First, a top-down importance should be attached to the collection of video materials and to shooting anthropological documentaries on intangible cultural heritage. The works not only have high documentary and research value, but can also serve as a carrier to make local beauty and the unique local cultural spirit better known to the public. 
 
The undertaking requires more than the existing national and government support. More efforts are needed to pool the public's wisdom and encourage more organizations and individuals to join documentary filmmaking teams. Documentary filmmaking competitions themed on intangible cultural heritage can be staged regularly, welcoming professionals, university students, ordinary people, and local villagers interested in filmmaking to participate. Valuable works should be preserved and exhibited. It is important to leverage modern network media tools and invite internet celebrities to promote them. Carrying positive energy, such works can be aired as promotional videos to attract tourists and increase economic benefits.
 
While safeguarding intangible cultural heritage by means of visual anthropology, it is necessary to draw upon international models of heritage preservation. For example, Italy's famous Museum of Violin in Cremona, which specializes in violin making, held seminars to craft the most effective measures for intangible cultural heritage protection. 
 
While serving as a pioneer in safeguarding intangible culture, visual anthropology should not neglect the important roles of other disciplines. Instead, it should embrace cultural studies, sociology, architecture and planning, and artistic research to explore the best schemes for the preservation of intangible heritage and traditional villages. 
 
With the rapid development of modern society, mass media is upgrading to a faster and faster pace. While popular cultures emerge in an endless stream, many intangible cultural heritage projects have been left in oblivion, marooned in history at a staggering speed. For its special functions, visual anthropology has an intrinsic edge in documenting, analyzing, disseminating, and preserving these precious cultures.

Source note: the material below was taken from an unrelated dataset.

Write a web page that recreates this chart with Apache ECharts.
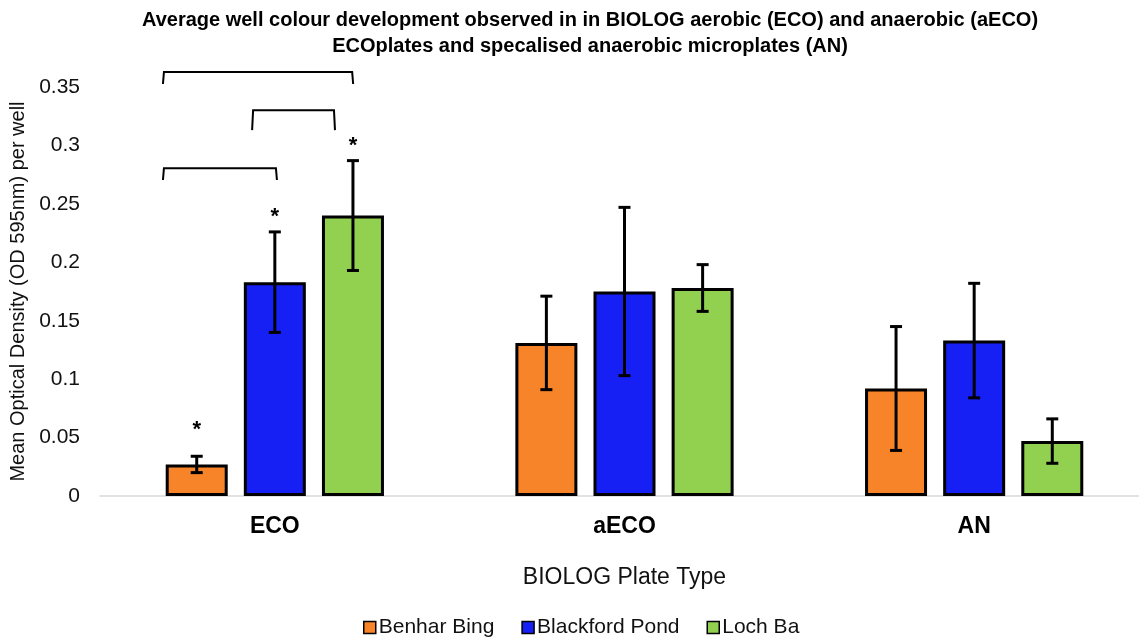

Surely there will be many difficulties in the process, such as how to film in a way that emphasizes realities and restores history, whether to pursue utmost authenticity or allow artistic interpretations, levels of historical and research value contained in the works, whether visual anthropology films can be artistically attractive, and how to draw social attention in the process of promoting cultural heritage. All these issues require continued thinking. 
 
Huang Aiwu is from the School of Arts and Communication at China University of Geoscience; Dai Chuanzhi is from the Television School at Communication University of China.